Class of Norwegian steam locomotives

The NSB class 30 was a 4-6-0 tender steam locomotive formerly used in Norway by Norwegian State Railways. The class 30 engines were an upsized version of the NSB Class 45 engines. Class 30 locomotives were originally intended for use on the Dovre Line, but they were employed throughout the Norwegian rail network. The first of these engines were produced in 1914, the last in 1939.

A total of 45 type 30 engines were completed by Thune which produced 22 engines, and NMI which produced 23 engines. The type 30 was produced in three versions. Class 30a had four cylinder high pressure engine, while class 30b and 30c were compound engines. 18 units were made of the lightest version the 30a (numbered 256-258, 271-282, and 316-318), there were 23 units of the 30b (numbered 346-368), while 4 units were made of the heaviest version, the 30c (numbered 466 to 469).
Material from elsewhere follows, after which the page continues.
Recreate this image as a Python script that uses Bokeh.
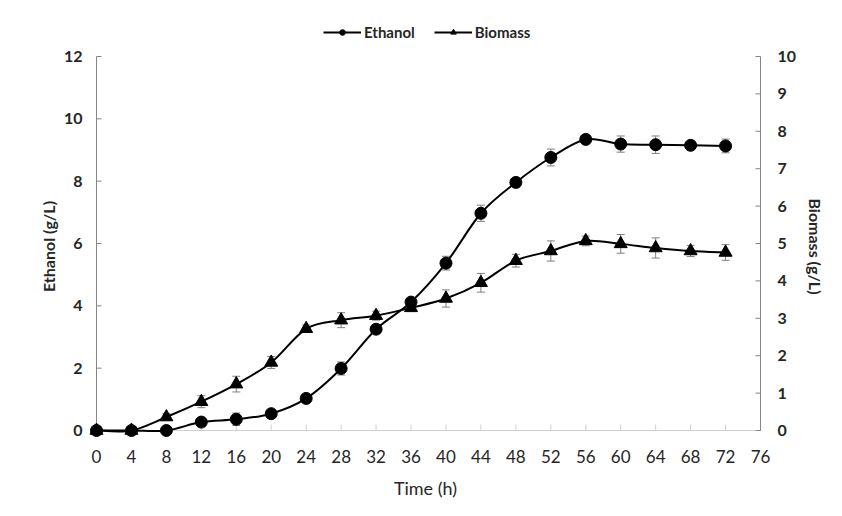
import math
from bokeh.plotting import figure
from bokeh.layouts import column
from bokeh.models import (Range1d, LinearAxis, FixedTicker, ColumnDataSource,
                          Legend, LegendItem)
from bokeh.embed import file_html
from bokeh.resources import INLINE

# ---- data ----
time_h = [0, 4, 8, 12, 16, 20, 24, 28, 32, 36, 40, 44, 48, 52, 56, 60, 64, 68, 72]
ethanol = [0, 0, 0, 0.27, 0.36, 0.54, 1.03, 1.99, 3.25, 4.12, 5.37, 6.97, 7.96,
           8.76, 9.34, 9.19, 9.17, 9.15, 9.13]
ethanol_err = [0, 0, 0, 0.05, 0.2, 0.08, 0.05, 0.21, 0.05, 0.1, 0.22, 0.26, 0.1,
               0.27, 0.08, 0.26, 0.28, 0.1, 0.22]
biomass = [0, 0, 0.36, 0.77, 1.24, 1.82, 2.72, 2.95, 3.07, 3.28, 3.53, 3.95, 4.54,
           4.8, 5.07, 4.99, 4.88, 4.8, 4.76]
biomass_err = [0, 0, 0.09, 0.16, 0.21, 0.16, 0.1, 0.2, 0.12, 0.1, 0.23, 0.25, 0.17,
               0.27, 0.13, 0.25, 0.27, 0.15, 0.21]
x_ticks = list(range(0, 77, 4))
left_ticks = [0, 2, 4, 6, 8, 10, 12]
right_ticks = list(range(0, 11))

FONT = "Lato"
TXT = "#262626"
AXC = "#868686"
XAXC = "#d0d0d0"
ERR = "#7f7f7f"

# ---- geometry of the plotting area (pixels) ----
W, LEG_H, MAIN_H = 842, 46, 470
AX_W, AX_H = 664, 374          # axis box: x 0..76, y 0..12
PAD_L, PAD_B, PAD_R, PAD_T = 8, 8, 2, 2   # frame slack so markers are not clipped

x0v, x1v = x_ticks[0], x_ticks[-1]
yl0, yl1 = left_ticks[0], left_ticks[-1]
yr0, yr1 = right_ticks[0], right_ticks[-1]
sx = AX_W / (x1v - x0v)
syl = AX_H / (yl1 - yl0)
syr = AX_H / (yr1 - yr0)


def smooth(xs, ys):
    """Catmull-Rom style cubic Bezier segments through the data points."""
    n = len(xs)
    d = dict(x0=[], y0=[], x1=[], y1=[], cx0=[], cy0=[], cx1=[], cy1=[])
    for i in range(n - 1):
        a = i - 1 if i > 0 else i
        b = i + 2 if i + 2 < n else i + 1
        d["x0"].append(xs[i]); d["y0"].append(ys[i])
        d["x1"].append(xs[i + 1]); d["y1"].append(ys[i + 1])
        d["cx0"].append(xs[i] + (xs[i + 1] - xs[a]) / 6.0)
        d["cy0"].append(ys[i] + (ys[i + 1] - ys[a]) / 6.0)
        d["cx1"].append(xs[i + 1] - (xs[b] - xs[i]) / 6.0)
        d["cy1"].append(ys[i + 1] - (ys[b] - ys[i]) / 6.0)
    return ColumnDataSource(d)


p = figure(width=W, height=MAIN_H, output_backend="svg", toolbar_location=None,
           x_range=Range1d(x0v - PAD_L / sx, x1v + PAD_R / sx),
           y_range=Range1d(yl0 - PAD_B / syl, yl1 + PAD_T / syl),
           min_border_left=96 - PAD_L, min_border_right=82 - PAD_R,
           min_border_top=56 - LEG_H - PAD_T, min_border_bottom=86 - PAD_B,
           background_fill_color="white", border_fill_color="white")
p.extra_y_ranges = {"bio": Range1d(yr0 - PAD_B / syr, yr1 + PAD_T / syr)}
p.outline_line_color = None
p.xgrid.visible = False
p.ygrid.visible = False


def style_axis(ax, size, bold, standoff):
    ax.axis_line_color = None
    ax.major_tick_line_color = None
    ax.minor_tick_line_color = None
    ax.major_tick_in = 0
    ax.major_tick_out = 0
    ax.minor_tick_in = 0
    ax.minor_tick_out = 0
    ax.major_label_text_font = FONT
    ax.major_label_text_font_size = size
    ax.major_label_text_font_style = "bold" if bold else "normal"
    ax.major_label_text_color = TXT
    ax.major_label_standoff = standoff
    ax.axis_label_text_font = FONT
    ax.axis_label_text_color = TXT


# x axis (labels only; line and ticks drawn at y = 0 below)
xa = p.xaxis[0]
xa.ticker = FixedTicker(ticks=x_ticks)
style_axis(xa, "17px", False, 19 - PAD_B)
xa.axis_label = "Time (h)"
xa.axis_label_text_font_size = "18px"
xa.axis_label_text_font_style = "normal"
xa.axis_label_standoff = 11

# left axis
ya = p.yaxis[0]
ya.ticker = FixedTicker(ticks=left_ticks)
style_axis(ya, "16px", True, 14 - PAD_L)
ya.axis_label = "Ethanol (g/L)"
ya.axis_label_text_font_size = "16px"
ya.axis_label_text_font_style = "bold"
ya.axis_label_standoff = 3

# right axis
ra = LinearAxis(y_range_name="bio", ticker=FixedTicker(ticks=right_ticks))
style_axis(ra, "16px", True, 17 - PAD_R)
ra.axis_label = "Biomass (g/L)"
ra.axis_label_text_font_size = "16px"
ra.axis_label_text_font_style = "bold"
ra.axis_label_standoff = 7
p.add_layout(ra, "right")

# axis lines and inward ticks
p.segment(x0=[x0v], y0=[yl0], x1=[x1v], y1=[yl0], line_color=XAXC, line_width=1)
p.ray(x=x_ticks, y=[yl0] * len(x_ticks), length=6, length_units="screen",
      angle=math.pi / 2, line_color=XAXC, line_width=1)
p.segment(x0=[x0v], y0=[yl0], x1=[x0v], y1=[yl1], line_color=AXC, line_width=1)
p.ray(x=[x0v] * len(left_ticks), y=left_ticks, length=5, length_units="screen",
      angle=0, line_color=AXC, line_width=1)
p.segment(x0=[x1v], y0=[yr0], x1=[x1v], y1=[yr1], line_color=AXC, line_width=1,
          y_range_name="bio")
p.ray(x=[x1v] * len(right_ticks), y=right_ticks, length=5, length_units="screen",
      angle=math.pi, line_color=AXC, line_width=1, y_range_name="bio")

# error bars
eth_src = ColumnDataSource(dict(
    x=time_h, y=ethanol,
    lo=[v - e for v, e in zip(ethanol, ethanol_err)],
    hi=[v + e for v, e in zip(ethanol, ethanol_err)]))
bio_src = ColumnDataSource(dict(
    x=time_h, y=biomass,
    lo=[v - e for v, e in zip(biomass, biomass_err)],
    hi=[v + e for v, e in zip(biomass, biomass_err)]))

p.segment(x0="x", y0="lo", x1="x", y1="hi", source=eth_src, line_color=ERR, line_width=1)
p.scatter(x="x", y="lo", source=eth_src, marker="dash", size=8, line_color=ERR, line_width=1)
p.scatter(x="x", y="hi", source=eth_src, marker="dash", size=8, line_color=ERR, line_width=1)
p.segment(x0="x", y0="lo", x1="x", y1="hi", source=bio_src, line_color=ERR,
          line_width=1, y_range_name="bio")
p.scatter(x="x", y="lo", source=bio_src, marker="dash", size=8, line_color=ERR,
          line_width=1, y_range_name="bio")
p.scatter(x="x", y="hi", source=bio_src, marker="dash", size=8, line_color=ERR,
          line_width=1, y_range_name="bio")

# smoothed lines
p.bezier(x0="x0", y0="y0", x1="x1", y1="y1", cx0="cx0", cy0="cy0", cx1="cx1",
         cy1="cy1", source=smooth(time_h, ethanol), line_color="black", line_width=2)
p.bezier(x0="x0", y0="y0", x1="x1", y1="y1", cx0="cx0", cy0="cy0", cx1="cx1",
         cy1="cy1", source=smooth(time_h, biomass), line_color="black", line_width=2,
         y_range_name="bio")

# markers
p.scatter(x="x", y="y", source=eth_src, marker="circle", size=12,
          fill_color="black", line_color="black")
p.scatter(x="x", y="y", source=bio_src, marker="triangle", size=13,
          fill_color="black", line_color="black", y_range_name="bio")

# ---- legend strip above the plot ----
lf = figure(width=W, height=LEG_H, output_backend="svg", toolbar_location=None,
            x_range=Range1d(0, 1), y_range=Range1d(0, 1),
            x_axis_type=None, y_axis_type=None,
            min_border_left=0, min_border_right=0, min_border_top=0,
            min_border_bottom=0, background_fill_color="white",
            border_fill_color="white")
lf.outline_line_color = None
lf.xgrid.visible = False
lf.ygrid.visible = False
le_line = lf.line(x=time_h, y=ethanol, line_color="black", line_width=2, visible=False)
le_pts = lf.scatter(x=time_h, y=ethanol, marker="circle", size=11,
                    fill_color="black", line_color="black", visible=False)
lb_line = lf.line(x=time_h, y=biomass, line_color="black", line_width=2, visible=False)
lb_pts = lf.scatter(x=time_h, y=biomass, marker="triangle", size=12,
                    fill_color="black", line_color="black", visible=False)
# the column aligns this strip's frame with the main frame (left edge at 88 px)
legend = Legend(items=[
    LegendItem(label="Ethanol", renderers=[le_line, le_pts]),
    LegendItem(label="Biomass", renderers=[lb_line, lb_pts]),
], orientation="horizontal", location=(323 - (96 - PAD_L), 5))
legend.border_line_color = None
legend.background_fill_alpha = 0
legend.inactive_fill_alpha = 0
legend.label_text_font = FONT
legend.label_text_font_size = "15px"
legend.label_text_font_style = "bold"
legend.label_text_color = TXT
legend.glyph_width = 38
legend.glyph_height = 14
legend.label_standoff = 3
legend.spacing = 19
legend.padding = 2
legend.margin = 0
legend.click_policy = "none"
lf.add_layout(legend)

layout = column(lf, p, spacing=0)
open("out.html", "w").write(file_html(layout, INLINE))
The last class 30 engines were withdrawn from service in 1969. However, engine no. 271 was preserved by the Norwegian Railway Club, and has been used by their department Norsk Museumstog for heritage trains on lines like the Rauma Line.

==Incident==
- Two NSB class 30b engines, no. 364 and no. 365, double-headed to haul one of the trains involved in the Nidareid train disaster in 1921.